Many weight-loss and obesity-prevention beliefs thought to be gospel truth are actually false or yet unproven, according to a study published in the Jan. 31 issue of the New England Journal of Medicine.

Some of these false assumptions might even surprise medical doctors: Breast-feeding protects a child against obesity… Physical education in schools prevents childhood obesity… Gradual weight loss is better than rapid loss… You burn hundreds of calories during sex… These are just some of the obesity myths identified by an international team of doctors led by David Allison at the University of Alabama at Birmingham.
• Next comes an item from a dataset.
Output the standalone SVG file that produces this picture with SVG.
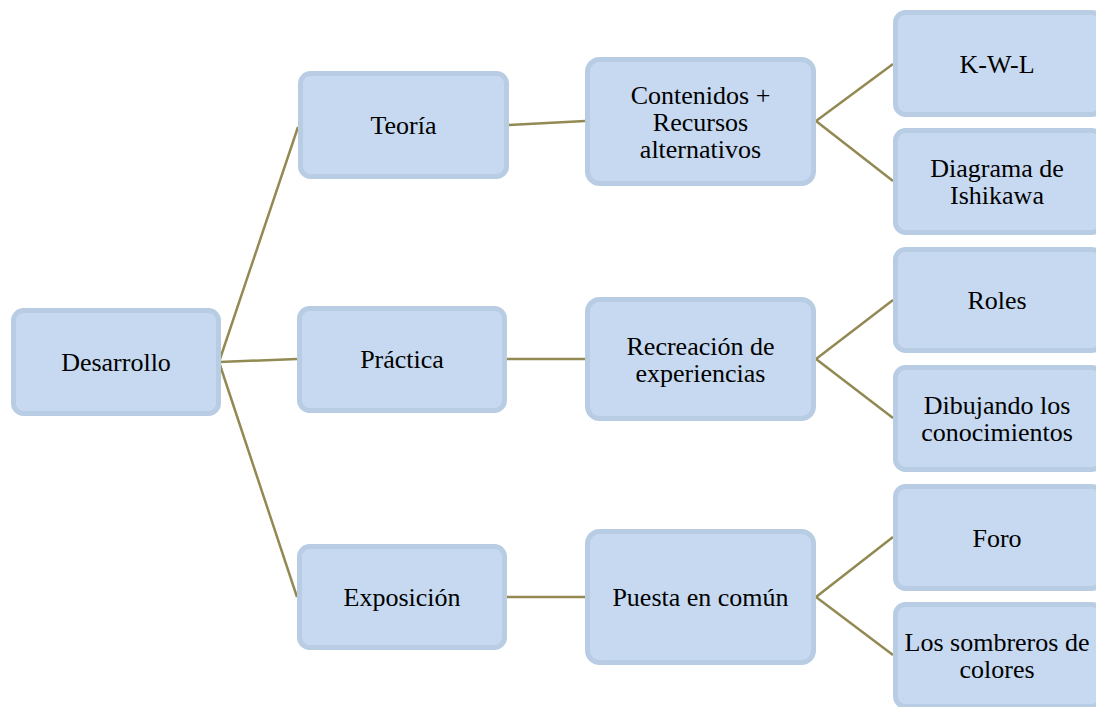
<svg xmlns="http://www.w3.org/2000/svg" width="1096" height="707" viewBox="0 0 1096 707">
<defs>
<style>
.box{fill:#c6d9f0;stroke:#b8cce4;stroke-width:5}
.c{stroke:#938953;stroke-width:2.5;fill:none}
</style>
</defs>
<rect width="1096" height="707" fill="#fff"/>
<g id="connectors">
<line class="c" x1="219" y1="362" x2="298" y2="127"/>
<line class="c" x1="219" y1="362" x2="297" y2="359"/>
<line class="c" x1="219" y1="362" x2="297" y2="597"/>
<line class="c" x1="509" y1="125" x2="585" y2="121"/>
<line class="c" x1="507" y1="359" x2="585" y2="359"/>
<line class="c" x1="507" y1="597" x2="585" y2="597"/>
<polyline class="c" points="893,64 816,121 893,181"/>
<polyline class="c" points="893,300 816,359 893,418"/>
<polyline class="c" points="893,537 816,597 893,655"/>
</g>
<g font-family="Liberation Serif, Times New Roman, Times, serif" font-size="26" fill="#000" text-anchor="middle">
<g id="desarrollo"><rect class="box" x="13.5" y="310.5" width="205" height="103" rx="10"/><text x="116" y="371">Desarrollo</text></g>
<g id="teoria"><rect class="box" x="300.5" y="73.5" width="206" height="103" rx="10"/><text x="403.5" y="134">Teoría</text></g>
<g id="practica"><rect class="box" x="299.5" y="308.5" width="205" height="102" rx="10"/><text x="402" y="368">Práctica</text></g>
<g id="exposicion"><rect class="box" x="299.5" y="546.5" width="205" height="101" rx="10"/><text x="402" y="606">Exposición</text></g>
<g id="contenidos"><rect class="box" x="587.5" y="59.5" width="226" height="124" rx="12"/><text x="700.5" y="103.5">Contenidos +</text><text x="700.5" y="130.5">Recursos</text><text x="700.5" y="157.5">alternativos</text></g>
<g id="recreacion"><rect class="box" x="587.5" y="299.5" width="226" height="119" rx="12"/><text x="700.5" y="355">Recreación de</text><text x="700.5" y="382">experiencias</text></g>
<g id="puesta"><rect class="box" x="587.5" y="531.5" width="226" height="131" rx="12"/><text x="700.5" y="606">Puesta en común</text></g>
<g id="kwl"><rect class="box" x="895.5" y="12.5" width="206" height="102" rx="10"/><text x="997" y="72.5">K-W-L</text></g>
<g id="ishikawa"><rect class="box" x="895.5" y="130.5" width="206" height="102" rx="10"/><text x="997" y="177">Diagrama de</text><text x="997" y="204">Ishikawa</text></g>
<g id="roles"><rect class="box" x="895.5" y="249.5" width="206" height="101" rx="10"/><text x="997" y="309">Roles</text></g>
<g id="dibujando"><rect class="box" x="895.5" y="367.5" width="206" height="102" rx="10"/><text x="997" y="414">Dibujando los</text><text x="997" y="441">conocimientos</text></g>
<g id="foro"><rect class="box" x="895.5" y="486.5" width="206" height="102" rx="10"/><text x="997" y="546.5">Foro</text></g>
<g id="sombreros"><rect class="box" x="895.5" y="604.5" width="206" height="102" rx="10"/><text x="997" y="651">Los sombreros de</text><text x="997" y="678">colores</text></g>
</g>
</svg>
These so-called facts are pervasive on websites, in the news media, and even in the scientific literature despite contradicting scientific evidence, the researchers said. The team identified a total of seven myths, six additional presumptions not yet proven true or false, and nine evidence-supported facts that are relevant for sound public health policy.

Myth 1: Small changes in energy intake or expenditure will produce large, long-term weight changes. This seemingly logical belief is based on a rule that a loss or gain of one pound comes from expending or consuming 3,500 calories. The problem is that this applies only to the short term. Additional pounds are harder and harder to shed once you begin losing weight. That’s because, in part, as you lose weight your body has lower energy requirements, meaning it can maintain its weight (without any loss) on a lower calorie count. [7 Diet Tricks That Really Work]

Myth 2: Setting realistic goals in obesity treatment is important because otherwise patients become frustrated and lose less weight. How can you argue with this logic? Well, according to Allison, data suggest that people do better with more ambitious goals. Think big to lose big.